What can be done to avoid such financial catastrophe? For a high-cost constellation system, a flexible option to deploy its global coverage configurations in stages can be considered — deploying an initial-operational-capability (IOC) configuration at first and gradually increasing its system capacity by deploying additional configurations. A real options analysis can be adopted at each determination point whether or not to increase its system capacity via an additional deployment.
This global staged deployment strategy can be effective when the demand is uniformly distributed over the globe and a relatively low-quality service with a small number of visible satellites is tolerable at the initial phase. Unfortunately, however, the actual communication market is often not uniformly distributed over the globe; there are the highly profitable areas of interest, like Europe and the US, and the less profitable areas of interest, like the Pacific Ocean. In addition, a low-quality service is often not satisfactory in the competitive environment of the communication business. Therefore, the global staged deployment strategy may not be the best strategy to overcome the financial hurdle of mega-constellations deployment.
In response to this challenge, a group of researchers, led by Professor Koki Ho, from the University of Illinois at Urbana-Champaign and Mitsubishi Electric Company proposed a staged deployment strategy that considers the evolution of areas of interest in time. This approach commences the staged deployment strategy with the IOC configuration over a local region. Instead of sparsely distributed satellites around the globe, this strategy leverages the repeating ground track orbits to let the constellation cover a particular region and provide satisfactory services in that local area. Each stage of deployment is considered to have its own regional area of interest, and the deployment can start from profitable regions, then cover less profitable ones, and eventually provide global coverage.
One key challenge in this strategy is the uncertainties in the temporal evolution of the areas of interest due to the difficulty of accurate future demand forecasts. In the considered staged deployment strategy, the area of interest for the first stage is selected by the designer of the system based on the initial demand analysis but the area of interest for the following stages remain uncertain among a few candidates. A stochastic optimization over different demand scenarios is then conducted to minimize the expected cost of the system under uncertainty in the evolution of areas of interest. The cost of the system includes manufacturing and launching costs of satellites and accounts for satellite decommission strategies.
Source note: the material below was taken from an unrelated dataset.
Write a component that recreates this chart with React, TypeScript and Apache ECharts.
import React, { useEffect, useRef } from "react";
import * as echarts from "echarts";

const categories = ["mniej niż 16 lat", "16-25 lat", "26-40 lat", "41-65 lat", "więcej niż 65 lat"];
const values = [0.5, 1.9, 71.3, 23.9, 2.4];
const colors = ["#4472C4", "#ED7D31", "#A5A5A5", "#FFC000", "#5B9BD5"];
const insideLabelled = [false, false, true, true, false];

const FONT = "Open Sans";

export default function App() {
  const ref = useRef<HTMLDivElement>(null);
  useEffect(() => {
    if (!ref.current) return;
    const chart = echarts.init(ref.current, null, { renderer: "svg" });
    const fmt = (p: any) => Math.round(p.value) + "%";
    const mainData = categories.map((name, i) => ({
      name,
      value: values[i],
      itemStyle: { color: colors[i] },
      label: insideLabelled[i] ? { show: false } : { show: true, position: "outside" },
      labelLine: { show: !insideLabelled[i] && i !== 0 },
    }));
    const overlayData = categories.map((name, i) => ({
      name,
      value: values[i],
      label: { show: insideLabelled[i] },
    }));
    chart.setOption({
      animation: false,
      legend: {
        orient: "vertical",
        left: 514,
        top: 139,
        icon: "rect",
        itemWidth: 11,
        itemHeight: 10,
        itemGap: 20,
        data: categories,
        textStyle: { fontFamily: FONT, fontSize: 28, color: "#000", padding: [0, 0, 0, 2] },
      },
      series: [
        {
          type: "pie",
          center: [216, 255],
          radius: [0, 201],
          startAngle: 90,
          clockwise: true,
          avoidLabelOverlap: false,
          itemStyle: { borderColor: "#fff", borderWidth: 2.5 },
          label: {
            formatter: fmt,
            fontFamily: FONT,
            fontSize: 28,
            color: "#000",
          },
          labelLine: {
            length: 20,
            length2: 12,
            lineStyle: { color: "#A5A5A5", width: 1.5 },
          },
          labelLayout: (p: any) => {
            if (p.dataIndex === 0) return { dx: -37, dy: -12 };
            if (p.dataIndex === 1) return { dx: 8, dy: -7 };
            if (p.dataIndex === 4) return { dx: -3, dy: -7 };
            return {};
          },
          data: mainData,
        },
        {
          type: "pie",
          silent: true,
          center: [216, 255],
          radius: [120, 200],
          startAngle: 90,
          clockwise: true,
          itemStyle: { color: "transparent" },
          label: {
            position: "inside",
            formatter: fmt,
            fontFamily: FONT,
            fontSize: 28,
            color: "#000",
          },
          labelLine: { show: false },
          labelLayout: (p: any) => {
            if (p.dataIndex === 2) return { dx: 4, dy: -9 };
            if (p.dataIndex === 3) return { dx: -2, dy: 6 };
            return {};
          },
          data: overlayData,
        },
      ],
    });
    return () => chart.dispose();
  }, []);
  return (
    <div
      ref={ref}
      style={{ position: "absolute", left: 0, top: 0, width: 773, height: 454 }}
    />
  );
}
The case study considers a two-stage deployment strategy from the first stage perspective where the area of interest of the first stage is Japan while the candidates for the area of interest of the second stage are the contiguous United States (CONUS), Europe, or India. Each of the second stage candidates has the probability of the selection as the second stage area of interest determined by the demand model.
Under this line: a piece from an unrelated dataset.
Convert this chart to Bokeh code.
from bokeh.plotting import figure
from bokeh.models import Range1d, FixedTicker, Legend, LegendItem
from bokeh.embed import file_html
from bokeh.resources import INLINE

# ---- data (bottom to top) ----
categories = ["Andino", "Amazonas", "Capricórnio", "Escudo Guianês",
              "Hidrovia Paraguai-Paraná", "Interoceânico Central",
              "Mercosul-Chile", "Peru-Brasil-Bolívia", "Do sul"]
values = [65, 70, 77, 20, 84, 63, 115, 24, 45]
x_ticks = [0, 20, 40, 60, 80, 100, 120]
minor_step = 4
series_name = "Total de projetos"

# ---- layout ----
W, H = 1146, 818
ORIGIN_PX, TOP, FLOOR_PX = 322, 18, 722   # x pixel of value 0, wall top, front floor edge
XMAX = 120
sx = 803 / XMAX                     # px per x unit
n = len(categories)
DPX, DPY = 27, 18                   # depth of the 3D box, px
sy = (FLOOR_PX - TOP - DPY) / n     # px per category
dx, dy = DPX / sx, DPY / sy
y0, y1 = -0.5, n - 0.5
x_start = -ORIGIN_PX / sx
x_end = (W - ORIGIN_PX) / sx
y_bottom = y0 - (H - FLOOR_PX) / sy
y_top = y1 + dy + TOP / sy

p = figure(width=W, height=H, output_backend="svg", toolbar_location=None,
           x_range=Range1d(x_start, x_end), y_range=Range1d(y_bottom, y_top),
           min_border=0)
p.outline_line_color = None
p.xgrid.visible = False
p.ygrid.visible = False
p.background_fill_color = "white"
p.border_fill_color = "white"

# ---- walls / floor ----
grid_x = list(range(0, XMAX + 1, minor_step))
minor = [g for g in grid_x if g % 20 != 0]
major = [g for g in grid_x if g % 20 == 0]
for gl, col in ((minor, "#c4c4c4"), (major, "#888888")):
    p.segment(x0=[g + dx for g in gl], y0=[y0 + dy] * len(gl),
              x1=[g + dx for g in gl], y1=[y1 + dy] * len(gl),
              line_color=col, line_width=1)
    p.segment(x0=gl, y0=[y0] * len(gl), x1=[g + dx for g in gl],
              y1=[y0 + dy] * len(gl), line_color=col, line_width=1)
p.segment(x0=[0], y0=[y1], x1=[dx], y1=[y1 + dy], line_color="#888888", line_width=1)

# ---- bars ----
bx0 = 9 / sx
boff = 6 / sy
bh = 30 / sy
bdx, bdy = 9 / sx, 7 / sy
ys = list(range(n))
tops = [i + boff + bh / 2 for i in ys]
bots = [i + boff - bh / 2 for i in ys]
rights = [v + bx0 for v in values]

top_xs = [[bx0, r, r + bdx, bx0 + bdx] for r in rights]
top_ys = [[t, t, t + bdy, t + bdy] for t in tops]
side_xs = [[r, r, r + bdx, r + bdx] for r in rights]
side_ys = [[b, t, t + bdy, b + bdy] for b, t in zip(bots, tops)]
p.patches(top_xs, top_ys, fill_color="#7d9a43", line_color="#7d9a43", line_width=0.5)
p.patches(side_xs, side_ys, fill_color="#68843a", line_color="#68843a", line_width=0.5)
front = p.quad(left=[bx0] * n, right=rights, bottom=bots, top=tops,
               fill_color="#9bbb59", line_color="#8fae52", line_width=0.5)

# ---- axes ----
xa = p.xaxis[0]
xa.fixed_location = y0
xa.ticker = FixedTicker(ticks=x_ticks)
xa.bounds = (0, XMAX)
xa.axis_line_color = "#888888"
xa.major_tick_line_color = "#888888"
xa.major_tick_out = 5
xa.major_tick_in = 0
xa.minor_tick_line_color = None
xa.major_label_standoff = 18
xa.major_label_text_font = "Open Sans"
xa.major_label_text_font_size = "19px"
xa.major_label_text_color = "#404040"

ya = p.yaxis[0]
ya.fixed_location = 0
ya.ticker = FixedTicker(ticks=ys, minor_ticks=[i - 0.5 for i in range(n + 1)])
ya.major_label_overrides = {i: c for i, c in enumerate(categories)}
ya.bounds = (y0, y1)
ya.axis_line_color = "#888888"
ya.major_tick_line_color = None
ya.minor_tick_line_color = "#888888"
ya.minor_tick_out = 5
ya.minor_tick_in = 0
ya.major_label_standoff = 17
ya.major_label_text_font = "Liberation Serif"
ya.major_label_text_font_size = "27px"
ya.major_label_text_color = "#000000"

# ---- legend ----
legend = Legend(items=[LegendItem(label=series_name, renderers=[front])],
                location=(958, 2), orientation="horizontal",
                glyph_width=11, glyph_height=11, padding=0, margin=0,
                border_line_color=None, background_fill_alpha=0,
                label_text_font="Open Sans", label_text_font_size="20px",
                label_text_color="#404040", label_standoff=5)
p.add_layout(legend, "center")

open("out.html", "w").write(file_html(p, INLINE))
The results of the stochastic optimization of the two-stage deployment strategy suggest that the optimized two-stage configuration can save about 28.9% and 19.5% of the lifecycle costs when compared to that of the global coverage constellation for unique and same satellite design cases, respectively. The resulting configuration forms an asymmetric multi-layered constellation.
The proposed framework can be further generalized to handle multiple regions and multiple stages with the possible consideration of the global coverage in the final stage.